Structure and Scale of Miniature Plasma Loops in Sun’s Atmosphere
The Miniature Plasma Loops in Sun’s Atmosphere are extremely small, measuring just 3,000 to 4,000 kilometres in length and less than 100 kilometres in width. To put this into perspective, they are about the length of India from north to south, but incredibly narrow. These loops are located in the chromosphere, a layer just above the Sun’s visible surface, and are short-lived — existing for only a few minutes before disappearing.
This small size and rapid life cycle made the loops invisible to earlier generations of solar observation instruments. However, technological advancements have now made it possible to study these dynamic features in unprecedented detail.
Observational Techniques and Instruments
The breakthrough in identifying Miniature Plasma Loops in Sun’s Atmosphere came through the integration of data from multiple state-of-the-art instruments. Observatories like the Goode Solar Telescope (GST) at Big Bear Solar Observatory, NASA’s Interface Region Imaging Spectrograph (IRIS), and the Solar Dynamics Observatory (SDO) collaborated to provide a comprehensive view across visible, ultraviolet (UV), and extreme-ultraviolet (EUV) spectrums.
This combination of instruments enabled the observation of different layers of the solar atmosphere simultaneously. By using high-resolution imaging and spectroscopy, scientists were able to track the movement, shape, and energy dynamics of the plasma loops from the chromosphere to the outer corona.
Physical Characteristics and Magnetic Activity
Miniature Plasma Loops in Sun’s Atmosphere appear as luminous arcs, especially prominent in the H-alpha spectral line — an essential indicator of chromospheric activity. The loops demonstrate dynamic magnetic reconnection events, where complex magnetic field lines snap and reconnect, releasing energy in the form of plasma jets and heat.
Spectral broadening and brightening patterns suggest the presence of non-thermal processes — essentially, energy transformations not caused solely by temperature changes. This indicates a highly magnetic environment where rapid changes in energy state contribute to the Sun’s active behaviour.

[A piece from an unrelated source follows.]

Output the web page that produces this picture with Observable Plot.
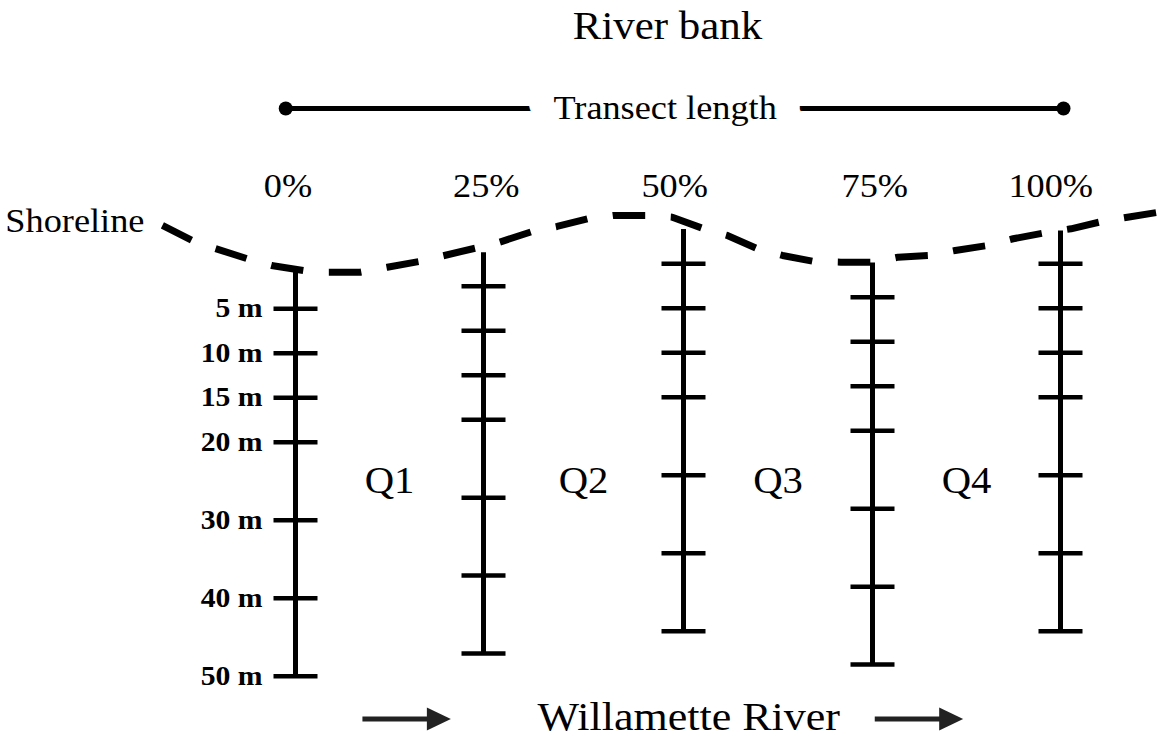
<!DOCTYPE html>
<html>
<head>
<meta charset="utf-8">
<script src="https://cdn.jsdelivr.net/npm/d3@7"></script>
<script src="https://cdn.jsdelivr.net/npm/@observablehq/plot@0.6"></script>
<style>
  html, body { margin: 0; padding: 0; background: #ffffff; }
  #chart { width: 1159px; height: 742px; overflow: hidden; }
</style>
</head>
<body>
<div id="chart"></div>
<script>
// ---------- data ----------
// transect positions along the bank (% of transect length)
const transectPct = [0, 25, 50, 75, 100];
const percentLabels = ["0%", "25%", "50%", "75%", "100%"];
// where each percent label sits (% along bank)
const percentLabelPct = [-1.0, 25.35, 48.9, 75.3, 98.7];
// vertical offset of each transect's 0 m point (m, relative to the first transect)
const transectTop = [0, -2.54, -5.06, -1.30, -5.06];
// depth (m) at which each transect line meets the shoreline
const transectStart = [0.5, 1.2, 1.1, 1.1, 1.25];
// sampling depths along each transect
const tickDepths = [5, 10, 15, 20, 30, 40, 50];
const depthLabels = ["5 m", "10 m", "15 m", "20 m", "30 m", "40 m", "50 m"];
// quadrants between transects
const quadrantNames = ["Q1", "Q2", "Q3", "Q4"];
const quadrantPct = [12.5, 37.5, 62.5, 87.5];
const quadrantDepth = 25;
// shoreline (dashed) : position along bank (%) and level (m relative to first transect 0 m)
const shorePct = [-17.7,-13.7,-10.8,-6.4,-3.2,1.1,4.4,8.6,12.2,16.4,19.8,23.9,27.0,31.1,34.2,38.0,41.2,45.3,48.6,52.7,55.8,59.8,63.1,67.3,70.8,75.2,78.4,82.6,86.0,90.3,93.7,97.9,101.4,105.5,108.9,113.0];
const shoreLevel = [-4.36,-2.67,-1.81,-0.62,0.13,0.70,0.89,0.89,0.33,-0.31,-0.99,-1.81,-2.48,-3.69,-4.25,-5.11,-5.48,-5.48,-5.29,-3.99,-3.24,-1.74,-0.99,-0.31,-0.24,-0.24,-0.80,-0.99,-1.55,-2.11,-2.87,-3.54,-3.99,-4.81,-5.29,-5.85];
// transect-length bar ends (% along bank)
const lengthBarPct = [-1.3, 100.4];
// river flow arrows (% along bank)
const flowStart = [8.9, 75.3];
const flowEnd = [17.6, 84.0];
// annotation rows (m, relative to first transect 0 m)
const titleRow = -26.7, lengthRow = -17.5, percentRow = -8.74, riverRow = 51.1;
const titleText = "River bank", lengthText = "Transect length", riverText = "Willamette River", shoreText = "Shoreline";

// ---------- derived tables ----------
// schematic depth axis: 0–20 m drawn at full scale, 20–50 m compressed
const depthPos = d3.scaleLinear().domain([0, 20, 50]).range([0, 20, 46.28]);
const transects = transectPct.map((p, i) => ({pct: p, top: transectTop[i], start: transectStart[i]}));
const pctLabels = percentLabels.map((l, i) => ({label: l, pct: percentLabelPct[i]}));
const ticks = transects.flatMap(t => tickDepths.map((d, j) => ({pct: t.pct, y: t.top + depthPos(d), label: depthLabels[j]})));
const shore = shorePct.map((p, i) => ({pct: p, y: shoreLevel[i]}));
const quads = quadrantNames.map((q, i) => ({name: q, pct: quadrantPct[i], y: depthPos(quadrantDepth)}));
const flows = flowStart.map((s, i) => ({x1: s, x2: flowEnd[i], y: riverRow}));

const hbar = {draw(ctx) { ctx.moveTo(-22, 0); ctx.lineTo(22, 0); }};
const head = {draw(ctx) { ctx.moveTo(-1, -11.5); ctx.lineTo(23, 0); ctx.lineTo(-1, 11.5); ctx.closePath(); }};

const serif = "'Liberation Serif', 'Times New Roman', Times, serif";

const chart = Plot.plot({
  width: 1159,
  height: 742,
  margin: 0,
  x: {type: "linear", domain: [0, 25, 50, 75, 100], range: [295, 483, 683, 872, 1060], axis: null},
  y: {type: "linear", domain: [-29.64, 53.73], range: [0, 742], axis: null},
  style: {fontFamily: serif, background: "#ffffff", color: "#000"},
  marks: [
    // shoreline
    Plot.line(shore, {x: "pct", y: "y", stroke: "#000", strokeWidth: 7, strokeDasharray: "32.5,25.6", strokeLinecap: "butt", curve: "linear"}),
    // transect lines
    Plot.link(transects, {x1: "pct", x2: "pct", y1: t => t.top + depthPos(t.start), y2: t => t.top + depthPos(50), stroke: "#000", strokeWidth: 5}),
    // sampling ticks
    Plot.dot(ticks, {x: "pct", y: "y", symbol: hbar, r: 5, stroke: "#000", fill: "none", strokeWidth: 4.5}),
    // depth labels on first transect
    Plot.text(ticks.filter(t => t.pct === transectPct[0]), {x: "pct", y: "y", text: "label", textAnchor: "end", dx: -33, fontSize: 27, fontWeight: "bold", fill: "#000", lineAnchor: "middle"}),
    // quadrant labels
    Plot.text(quads, {x: "pct", y: "y", text: "name", fontSize: 37, fill: "#000", lineAnchor: "middle"}),
    // percent labels
    Plot.text(pctLabels, {x: "pct", y: () => percentRow, text: "label", fontSize: 33, fill: "#000", lineAnchor: "middle"}),
    // transect length bar
    Plot.link([lengthBarPct], {x1: d => d[0], x2: d => d[1], y1: () => lengthRow, y2: () => lengthRow, stroke: "#000", strokeWidth: 5}),
    Plot.dot(lengthBarPct, {x: d => d, y: () => lengthRow, r: 7, fill: "#000"}),
    Plot.text([lengthText], {x: () => 47.7, y: () => lengthRow, text: d => d, fontSize: 33, fill: "#000", stroke: "#fff", strokeWidth: 46, lineAnchor: "middle"}),
    // title
    Plot.text([titleText], {x: () => 48, y: () => titleRow, text: d => d, fontSize: 39, fill: "#000", lineAnchor: "middle"}),
    // shoreline label
    Plot.text([shore[0]], {x: "pct", y: "y", text: () => shoreText, textAnchor: "end", dx: -18, dy: -4, fontSize: 33, fill: "#000", lineAnchor: "middle"}),
    // river flow arrows
    Plot.link(flows, {x1: "x1", x2: "x2", y1: "y", y2: "y", stroke: "#222", strokeWidth: 5}),
    Plot.dot(flows, {x: "x2", y: "y", symbol: head, r: 5, fill: "#222", stroke: "none"}),
    Plot.text([riverText], {x: () => 50.7, y: () => riverRow, text: d => d, fontSize: 40, fill: "#000", lineAnchor: "middle", dy: -2})
  ]
});

// the reference lettering is slightly wide: stretch text horizontally around its anchor
chart.querySelectorAll("text").forEach(t => {
  const tr = t.getAttribute("transform");
  if (tr) t.setAttribute("transform", tr + " scale(1.1,1)");
});

document.getElementById("chart").appendChild(chart);
</script>
</body>
</html>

Temperature and Plasma Dynamics
Plasma within these loops was found to reach extreme temperatures, ranging from one to several million degrees Celsius. Such intense heating in the chromosphere — a denser and typically cooler region — contradicts conventional expectations and poses a significant challenge for solar scientists.
The loops emit strongly in the extreme ultraviolet (EUV) range, highlighting intense localized heating. Scientists used Differential Emission Measure (DEM) techniques to calculate plasma temperatures and density profiles, confirming the unexpected thermal conditions inside these loops.
Future Prospects and Research
The discovery of Miniature Plasma Loops in Sun’s Atmosphere lays the foundation for future research in solar energy dynamics. As observation technology advances, instruments with higher magnetic field sensitivity and better resolution will deepen our understanding of these loops and their role in solar phenomena such as flares and coronal mass ejections.
India’s National Large Solar Telescope (NLST), a 2-meter aperture solar telescope proposed near Pangong Lake in Ladakh, is one such project. Once operational, it will offer sharper chromospheric images and enable more detailed studies of miniature magnetic structures.
Conclusion
The detection of Miniature Plasma Loops in Sun’s Atmosphere marks a major leap in solar science. These findings not only advance our understanding of the Sun’s magnetic energy release but also pave the way for predictive solar weather models that could one day protect satellites, astronauts, and Earth-based technologies from solar storms.